Responses on the English-NX Wordlist issue
I'm still looking in detail at your postings below, and I'm not sure I've grasped the issue fully yet, but I think it would help if I explain how I envisage the English-NX wordlist system working (in fact, the only way I can envisage it working at the moment).
The intention, as I understand it, is to produce a wordlist, not a dictionary. In other words, the output will be a list of English words and phrases in alphabetical order, each with an equivalent NX word or phrase.

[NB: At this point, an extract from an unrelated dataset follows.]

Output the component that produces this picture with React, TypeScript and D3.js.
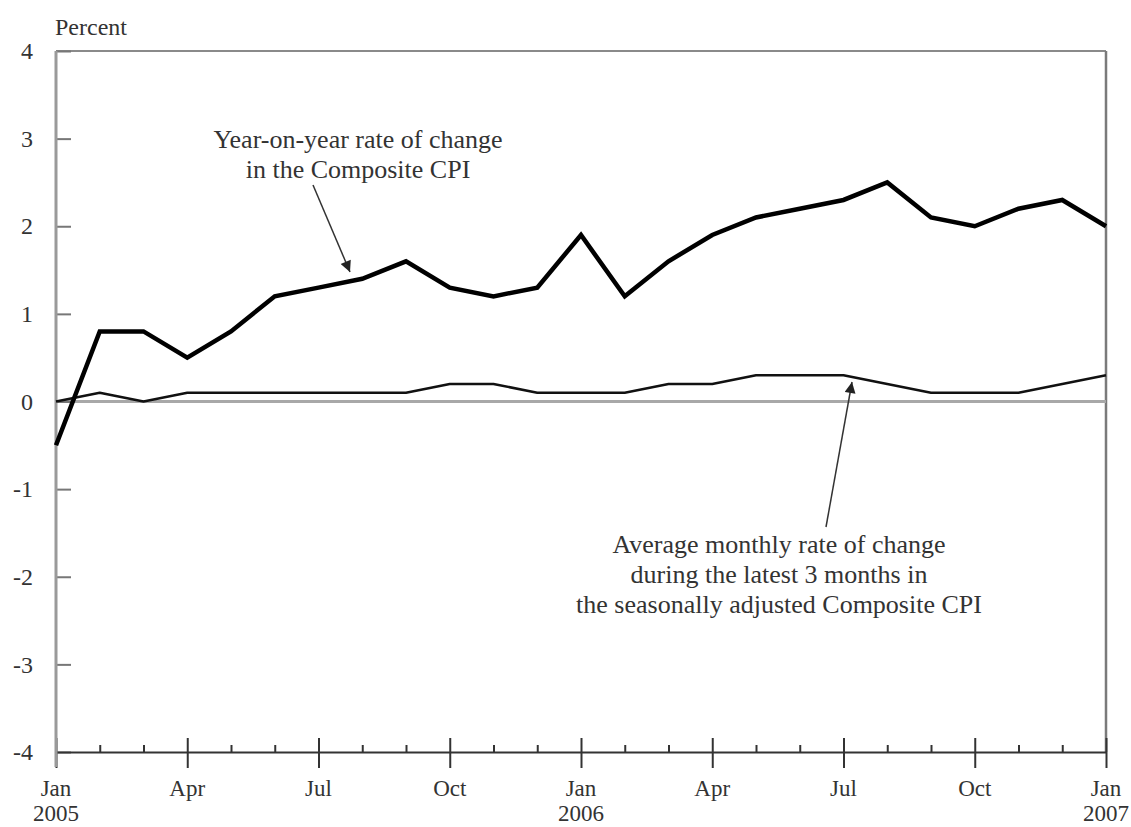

The way this would be achieved is this:
- Find each
<gloss>tag which is intended to be a wordlist entry. (This means that we have to disambiguate<gloss>tags which are intended to be for the wordlist from those which aren't; that can only be done on the basis of their context, or failing that, because they have a particular attribute added to them which distinguishes them. - For each such gloss tag, find the nearest appropriate NX word or phrase in the tree which is equivalent to it. (I had understood this to mean going up the tree to the
<entry>level, then taking the first<seg>in the first<pron>in the first<form>element in the entry.
This obviously requires that any <gloss> tag we're going to use for this purpose contain an English word or phrase that IS equivalent to the <seg> element as described above. If it's not going to be equivalent, then the question arises "what is it a gloss for?"
Do you envisage the process in the same way I do? If not, how had you imagined it?